9. Withholding and Reporting. The Corporation’s obligation to deliver shares of Common Stock or to make any payment upon the exercise of the Option shall be subject to applicable federal, state and local tax withholding and reporting requirements.
10. Subject to Plan. The Option is subject to all the terms, conditions, limitations and restrictions contained in the Plan, which shall be controlling in the event of any conflicting or inconsistent provisions.

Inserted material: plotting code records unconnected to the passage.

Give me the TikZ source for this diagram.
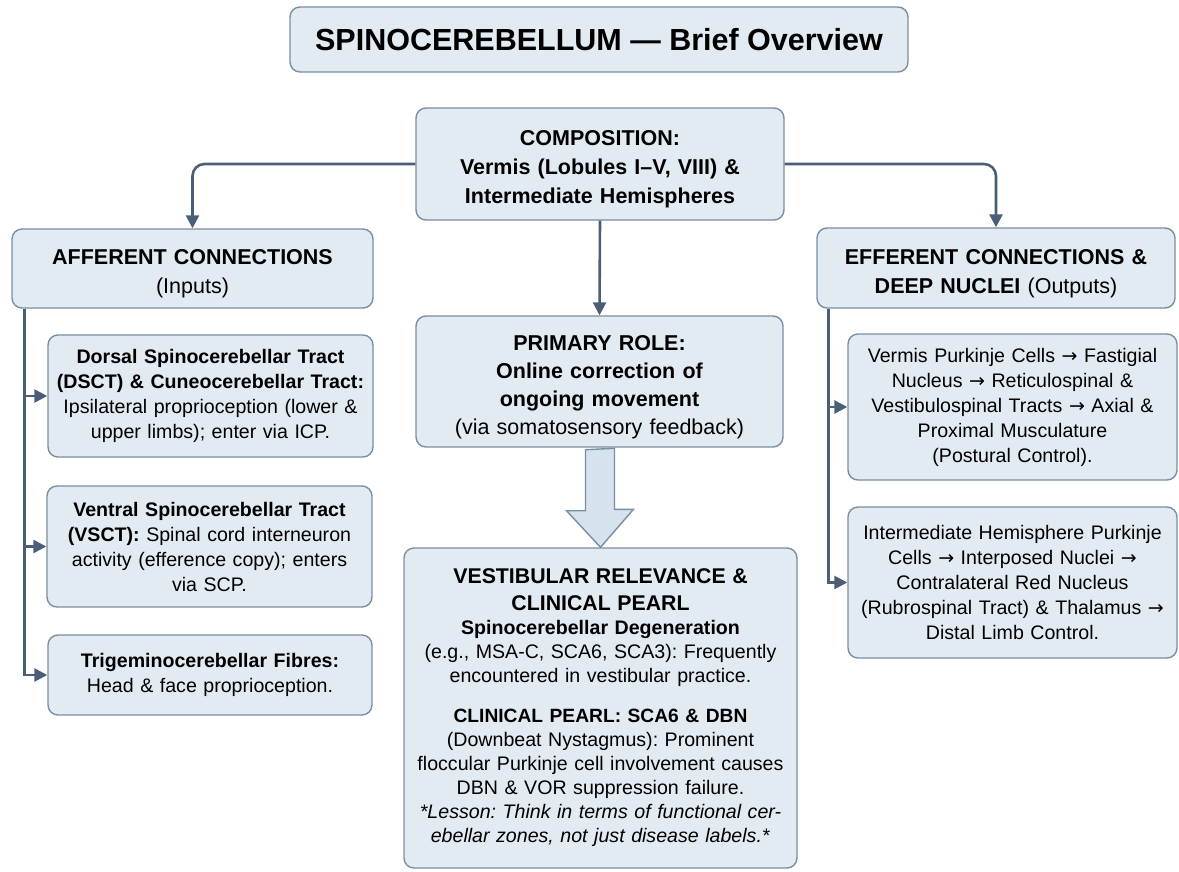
\documentclass[tikz,border=0pt]{standalone}
\usepackage{fontspec}
\setmainfont{Liberation Sans}
\newfontfamily\arrowfont{DejaVu Sans}
\newcommand\toarr{{\arrowfont\fontsize{19}{25}\selectfont →}}
\frenchspacing
\usetikzlibrary{arrows.meta,calc}

\definecolor{boxfill}{RGB}{227,235,242}
\definecolor{boxline}{RGB}{122,142,162}
\definecolor{connline}{RGB}{74,95,118}
\definecolor{bigfill}{RGB}{214,226,238}

\tikzset{
  box/.style={draw=boxline, fill=boxfill, line width=1.4pt, rounded corners=10pt,
    align=center, inner sep=0pt},
  bodytext/.style={font=\fontsize{19.6}{25}\selectfont},
  headtext/.style={font=\fontsize{21.5}{29}\selectfont,
    execute at begin node=\rule{0pt}{26pt}},
  conn/.style={draw=connline, line width=2.6pt,
    -{Triangle[length=13pt,width=13pt]}},
  bigarrow/.style={draw=boxline, fill=bigfill, line width=1.4pt},
}

\begin{document}
\begin{tikzpicture}[x=1pt,y=-1pt]
\useasboundingbox (0,0) rectangle (1179,871);

% title and top row
\node[box, minimum width=618, minimum height=65, font=\fontsize{30.5}{34}\selectfont\bfseries]
  (title) at (599,39.5) {SPINOCEREBELLUM — Brief Overview};
\node[box, headtext, minimum width=368, minimum height=112, text width=360,
  font=\fontsize{21.5}{29}\selectfont\bfseries]
  (comp) at (600,164) {COMPOSITION:\\Vermis (Lobules I–V, VIII) \&\\Intermediate Hemispheres};
\node[box, headtext, minimum width=361, minimum height=79, text width=355]
  (aff) at (192.5,268.5) {\textbf{AFFERENT CONNECTIONS}\\(Inputs)};
\node[box, headtext, minimum width=358, minimum height=80, text width=352]
  (eff) at (996,268) {\textbf{EFFERENT CONNECTIONS \&}\\\textbf{DEEP NUCLEI} (Outputs)};
\node[box, headtext, minimum width=367, minimum height=131, text width=360,
  font=\fontsize{21.5}{28}\selectfont]
  (role) at (599.5,381.5) {\textbf{PRIMARY ROLE:}\\\textbf{Online correction of}\\\textbf{ongoing movement}\\(via somatosensory feedback)};

% afferent side
\node[box, bodytext, minimum width=325, minimum height=122, text width=318]
  (dsct) at (210.5,396) {\textbf{Dorsal Spinocerebellar Tract}\\\textbf{(DSCT) \& Cuneocerebellar Tract:}\\Ipsilateral proprioception (lower \&\\upper limbs); enter via ICP.};
\node[box, bodytext, minimum width=325, minimum height=121, text width=318]
  (vsct) at (209.5,546.5) {\textbf{Ventral Spinocerebellar Tract}\\\textbf{(VSCT):} Spinal cord interneuron\\activity (efference copy); enters\\via SCP.};
\node[box, bodytext, minimum width=324, minimum height=80, text width=318]
  (trig) at (210,675) {\textbf{Trigeminocerebellar Fibres:}\\Head \& face proprioception.};

% efferent side
\node[box, bodytext, minimum width=329, minimum height=146, text width=322]
  (verm) at (1012.5,407) {Vermis Purkinje Cells \toarr{} Fastigial\\Nucleus \toarr{} Reticulospinal \&\\Vestibulospinal Tracts \toarr{} Axial \&\\Proximal Musculature\\(Postural Control).};
\node[box, bodytext, minimum width=329, minimum height=151, text width=322]
  (inter) at (1012.5,582.5) {Intermediate Hemisphere Purkinje\\Cells \toarr{} Interposed Nuclei \toarr\\Contralateral Red Nucleus\\(Rubrospinal Tract) \& Thalamus \toarr\\Distal Limb Control.};

% clinical box
\node[box, minimum width=393, minimum height=320, text width=386, font=\fontsize{19.6}{24}\selectfont]
  (vest) at (600.5,708) {{\fontsize{21.3}{27}\selectfont\bfseries VESTIBULAR RELEVANCE \&\\CLINICAL PEARL\\}
  {\fontsize{19.6}{24}\selectfont\bfseries Spinocerebellar Degeneration}\\(e.g., MSA-C, SCA6, SCA3): Frequently\\encountered in vestibular practice.\\[16pt]
  {\fontsize{19.2}{24}\selectfont\bfseries CLINICAL PEARL: SCA6 \& DBN}\\(Downbeat Nystagmus): Prominent\\floccular Purkinje cell involvement causes\\DBN \& VOR suppression failure.\\
  \textit{*Lesson: Think in terms of functional cer-}\\\textit{ebellar zones, not just disease labels.*}};

% connectors
\draw[conn, rounded corners=12pt] (comp.west) -| (aff.north);
\draw[conn, rounded corners=12pt] (comp.east) -| (eff.north);
\draw[conn] (comp.south) -- (role.north);
\foreach \b in {dsct,vsct,trig}
  \draw[conn] ([xshift=13pt]aff.south west) |- (\b.west);
\foreach \b in {verm,inter}
  \draw[conn] ([xshift=12pt]eff.south west) |- (\b.west);
\draw[bigarrow] ($(role.south)+(-14,2)$) -- ++(0,61) -- ++(-19,0) -- (vest.north)
  -- ++(33,-38) -- ++(-19,0) -- ++(0,-61) -- cycle;
\end{tikzpicture}
\end{document}
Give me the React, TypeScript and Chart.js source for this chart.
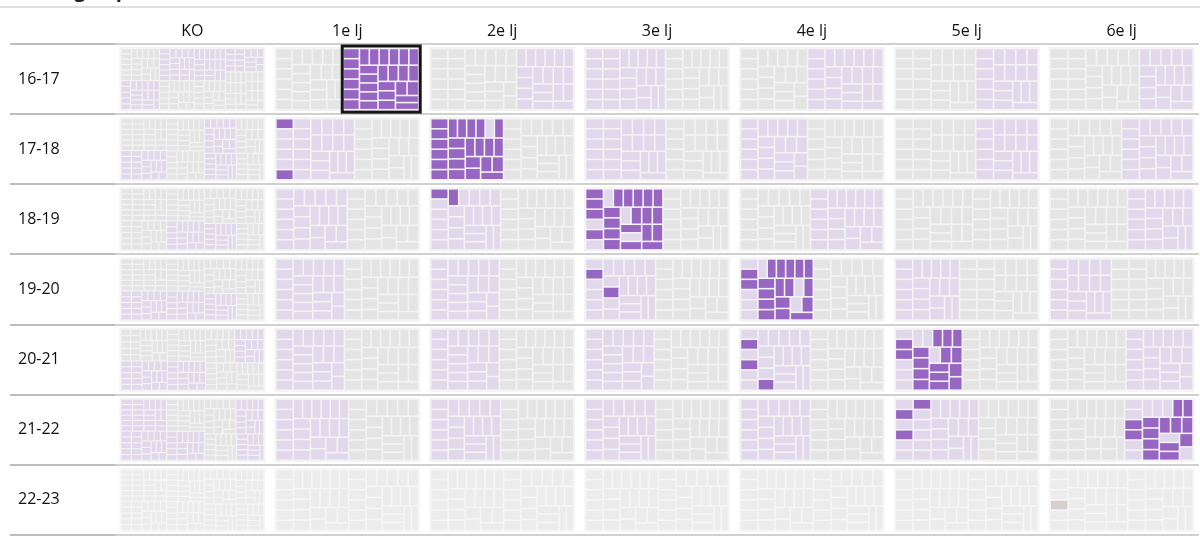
import { useEffect, useRef } from 'react';
import { Chart, registerables } from 'chart.js';

Chart.register(...registerables);

// ---------- data ----------
const COLUMNS = ['KO', '1e lj', '2e lj', '3e lj', '4e lj', '5e lj', '6e lj'];
const YEARS = ['16-17', '17-18', '18-19', '19-20', '20-21', '21-22', '22-23'];

// class = [number of pupils, tint (g = other, p = followed school, x = faded), highlighted pupils, other marked pupils]
type Cls = [number, string, (number[] | 'all')?, number[]?];

const Y16_17: Cls[][] = [
  [[22, 'g'], [20, 'p'], [20, 'p'], [18, 'g'], [18, 'p'], [16, 'g'], [16, 'p'], [14, 'g'], [12, 'g']],
  [[25, 'g'], [28, 'p', 'all']],
  [[30, 'g'], [20, 'p']],
  [[28, 'p'], [22, 'g']],
  [[23, 'g'], [26, 'p']],
  [[27, 'g'], [21, 'p']],
  [[30, 'g'], [18, 'p']],
];
const Y17_18: Cls[][] = [
  [[24, 'g'], [22, 'p'], [20, 'g'], [18, 'g'], [18, 'p'], [16, 'g'], [14, 'p'], [12, 'g']],
  [[27, 'p', [0, 5]], [22, 'g']],
  [[25, 'p', [0, 1, 2, 3, 4, 5, 6, 7, 8, 9, 11, 12, 13, 14, 15, 16, 17, 18, 19, 20, 21, 22, 23, 24]], [24, 'g']],
  [[27, 'p'], [21, 'g']],
  [[23, 'p'], [26, 'g']],
  [[27, 'g'], [21, 'p']],
  [[24, 'g'], [24, 'p']],
];
const Y18_19: Cls[][] = [
  [[24, 'g'], [22, 'g'], [20, 'g'], [18, 'p'], [18, 'g'], [16, 'g'], [14, 'p'], [12, 'g']],
  [[24, 'p'], [24, 'g']],
  [[24, 'p', [0, 6]], [25, 'g']],
  [[26, 'p', [0, 1, 2, 4, 7, 8, 9, 10, 11, 12, 13, 14, 15, 17, 18, 19, 20, 22, 23, 24, 25]], [22, 'g']],
  [[24, 'g'], [25, 'p']],
  [[26, 'g'], [22, 'g']],
  [[26, 'g'], [22, 'p']],
];
const Y19_20: Cls[][] = [
  [[24, 'g'], [22, 'p'], [20, 'g'], [18, 'p'], [18, 'g'], [16, 'g'], [14, 'p'], [12, 'g']],
  [[24, 'p'], [26, 'g']],
  [[24, 'p'], [26, 'g']],
  [[24, 'p', [1, 12]], [25, 'g']],
  [[25, 'p', [1, 2, 7, 8, 9, 10, 11, 12, 13, 14, 15, 16, 17, 19, 20, 21, 23, 24]], [24, 'g']],
  [[22, 'p'], [27, 'g']],
  [[21, 'p'], [28, 'g']],
];
const Y20_21: Cls[][] = [
  [[24, 'g'], [22, 'p'], [20, 'g'], [18, 'p'], [16, 'g'], [16, 'p'], [14, 'g'], [12, 'g']],
  [[24, 'p'], [26, 'g']],
  [[24, 'p'], [26, 'g']],
  [[24, 'p'], [26, 'g']],
  [[24, 'p', [1, 3, 14]], [25, 'g']],
  [[23, 'p', [1, 2, 8, 9, 10, 11, 12, 13, 14, 16, 17, 18, 19, 20, 21, 22]], [26, 'g']],
  [[26, 'g'], [23, 'p']],
];
const Y21_22: Cls[][] = [
  [[24, 'p'], [22, 'p'], [20, 'g'], [18, 'p'], [18, 'g'], [16, 'p'], [14, 'g'], [12, 'p']],
  [[25, 'p'], [24, 'g']],
  [[24, 'p'], [25, 'g']],
  [[24, 'p'], [25, 'g']],
  [[24, 'p'], [25, 'g']],
  [[28, 'p', [1, 3, 6]], [20, 'g']],
  [[25, 'g'], [23, 'p', [2, 3, 9, 10, 11, 12, 13, 14, 15, 16, 17, 19, 20, 21]]],
];
const Y22_23: Cls[][] = [
  [[24, 'x'], [22, 'x'], [20, 'x'], [18, 'x'], [18, 'x'], [16, 'x'], [14, 'x'], [12, 'x']],
  [[25, 'x'], [24, 'x']],
  [[25, 'x'], [24, 'x']],
  [[25, 'x'], [24, 'x']],
  [[25, 'x'], [24, 'x']],
  [[25, 'x'], [24, 'x']],
  [[26, 'x', [], [3]], [22, 'x']],
];
const CELLS = [Y16_17, Y17_18, Y18_19, Y19_20, Y20_21, Y21_22, Y22_23];
const SELECTED = { year: '16-17', column: '1e lj', cls: 1 };
const TITLE = 'Leerlingen per klas';

// ---------- styling ----------
const FILL: Record<string, string> = { g: '#e4e4e4', p: '#e1d8eb', x: '#ececec' };
const DARK = '#9766c2';
const MARK = '#d8cecb';
const FONT = { family: '"Open Sans", "DejaVu Sans", sans-serif', size: 16 };

type Rect = { x: number; y: number; w: number; h: number };

function squarify(values: number[], r: Rect): Rect[] {
  const total = values.reduce((a, b) => a + b, 0);
  const scale = (r.w * r.h) / total;
  const areas = values.map((v) => v * scale);
  const out: Rect[] = [];
  let { x, y, w, h } = r;
  let i = 0;
  const worst = (row: number[], side: number) => {
    const s = row.reduce((a, b) => a + b, 0);
    const thick = s / side;
    let m = 0;
    for (const a of row) {
      const len = a / thick;
      m = Math.max(m, len / thick, thick / len);
    }
    return m;
  };
  while (i < areas.length) {
    const side = Math.min(w, h);
    let row = [areas[i]];
    let j = i + 1;
    while (j < areas.length) {
      const next = [...row, areas[j]];
      if (worst(next, side) <= worst(row, side)) {
        row = next;
        j++;
      } else break;
    }
    const s = row.reduce((a, b) => a + b, 0);
    if (w >= h) {
      const thick = s / h;
      let yy = y;
      for (const a of row) {
        const len = a / thick;
        out.push({ x, y: yy, w: thick, h: len });
        yy += len;
      }
      x += thick;
      w -= thick;
    } else {
      const thick = s / w;
      let xx = x;
      for (const a of row) {
        const len = a / thick;
        out.push({ x: xx, y, w: len, h: thick });
        xx += len;
      }
      y += thick;
      h -= thick;
    }
    i = j;
  }
  return out;
}

function stripLayout(n: number, r: Rect, target: number): Rect[] {
  const out: Rect[] = [];
  let { x, y, w, h } = r;
  const a = (w * h) / n;
  let left = n;
  while (left > 0) {
    const vertical = w >= h;
    const side = vertical ? h : w;
    let best = 1;
    let bestCost = Infinity;
    for (let k = 1; k <= left; k++) {
      const thick = (k * a) / side;
      const len = side / k;
      const q = thick / len;
      const c = Math.max(q / target, target / q);
      if (c < bestCost) {
        bestCost = c;
        best = k;
      }
    }
    const thick = (best * a) / side;
    const len = side / best;
    for (let i = 0; i < best; i++) {
      if (vertical) out.push({ x, y: y + i * len, w: thick, h: len });
      else out.push({ x: x + i * len, y, w: len, h: thick });
    }
    if (vertical) {
      x += thick;
      w -= thick;
    } else {
      y += thick;
      h -= thick;
    }
    left -= best;
  }
  return out;
}

const treemapPlugin = {
  id: 'cellTreemaps',
  beforeDraw(chart: any) {
    const { ctx, width } = chart;
    ctx.save();
    ctx.fillStyle = '#dedede';
    ctx.fillRect(0, 6, width, 2);
    ctx.restore();
  },
  afterDatasetsDraw(chart: any) {
    const ctx = chart.ctx as CanvasRenderingContext2D;
    const xs = chart.scales.x;
    const ys = chart.scales.y;
    const colW = xs.getPixelForValue(1) - xs.getPixelForValue(0);
    const rowH = ys.getPixelForValue(1) - ys.getPixelForValue(0);
    ctx.save();
    YEARS.forEach((year, ri) => {
      CELLS[ri].forEach((classes, ci) => {
        const cx = xs.getPixelForValue(ci);
        const cy = ys.getPixelForValue(ri);
        const faded = classes.every((c) => c[1] === 'x');
        const box = { x: cx - colW / 2 + 4.5, y: cy - rowH / 2 + 3, w: colW - 9, h: rowH - 6 };
        ctx.fillStyle = faded ? '#f6f6f6' : '#f3f3f3';
        ctx.fillRect(box.x, box.y, box.w, box.h);
        const inner = { x: box.x + 1.5, y: box.y + 1.5, w: box.w - 3, h: box.h - 3 };
        const groups = squarify(classes.map((c) => c[0]), inner);
        const small = classes.length > 3;
        const gap = small ? 0.6 : 0.8;
        classes.forEach((cls, gi) => {
          const g = groups[gi];
          const pupils = stripLayout(cls[0], g, 1.8);
          const hi = cls[2];
          const marks = cls[3] || [];
          pupils.forEach((p, pi) => {
            let fill = FILL[cls[1]];
            if (hi === 'all' || (Array.isArray(hi) && hi.includes(pi))) fill = DARK;
            if (marks.includes(pi)) fill = MARK;
            ctx.fillStyle = fill;
            ctx.fillRect(p.x + gap, p.y + gap, p.w - 2 * gap, p.h - 2 * gap);
          });
          if (year === SELECTED.year && COLUMNS[ci] === SELECTED.column && gi === SELECTED.cls) {
            ctx.strokeStyle = '#161616';
            ctx.lineWidth = 3;
            ctx.strokeRect(g.x - 1, box.y - 1, g.w + 2.5, box.h + 2);
          }
        });
      });
    });
    ctx.restore();
  },
};

export default function App() {
  const ref = useRef<HTMLCanvasElement>(null);
  useEffect(() => {
    document.body.style.margin = '0';
    const chart = new Chart(ref.current as HTMLCanvasElement, {
      type: 'bar',
      data: { labels: COLUMNS, datasets: [] },
      options: {
        animation: false,
        responsive: false,
        maintainAspectRatio: false,
        layout: { padding: { top: 8, left: 18, right: 1, bottom: 14 } },
        plugins: { legend: { display: false }, tooltip: { enabled: false } },
        scales: {
          x: {
            type: 'category',
            labels: COLUMNS,
            position: 'top',
            offset: true,
            grid: { display: false, drawTicks: false },
            border: { display: false },
            ticks: { font: FONT, color: '#111', padding: 3, maxRotation: 0, autoSkip: false },
            afterFit: (s: any) => {
              s.height = 36;
            },
          },
          y: {
            type: 'category',
            labels: YEARS,
            position: 'left',
            offset: true,
            grid: { offset: true, color: '#d0d0d0', tickColor: '#bdbdbd', lineWidth: 2, drawTicks: true, tickLength: 105 },
            border: { display: false },
            ticks: { font: FONT, color: '#111', crossAlign: 'far', autoSkip: false },
            afterFit: (s: any) => {
              s.width = 97;
            },
          },
        },
      } as any,
      plugins: [treemapPlugin],
    });
    return () => chart.destroy();
  }, []);
  return (
    <div style={{ position: 'relative', width: 1200, height: 549, overflow: 'hidden', background: '#fff' }}>
      <canvas ref={ref} width={1200} height={549} style={{ display: 'block', width: 1200, height: 549 }} />
      <div
        style={{
          position: 'absolute',
          left: 5,
          top: -20,
          font: 'bold 20px "Open Sans", sans-serif',
          lineHeight: '20px',
          color: '#222',
          whiteSpace: 'nowrap',
        }}
      >
        {TITLE}
      </div>
    </div>
  );
}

11. Interpretation of Agreement; Governing Law. This Agreement shall be construed and enforced in accordance with, and governed by, the laws of the State of Delaware, without giving effect to any choice of law or conflict of law provision or rule (whether of the State of Delaware or any other jurisdiction) that would cause the application of the laws of any jurisdiction other than the State of Delaware. The parties hereby irrevocably submit to the exclusive jurisdiction and venue of the state or federal courts sitting in New York County, New York for any dispute arising hereunder.
[signature page follows]
|OHR PHARMACEUTICAL, INC.|
|Title:||Chief Financial Officer|
The Optionee hereby accepts and agrees to be bound by all terms and conditions hereof.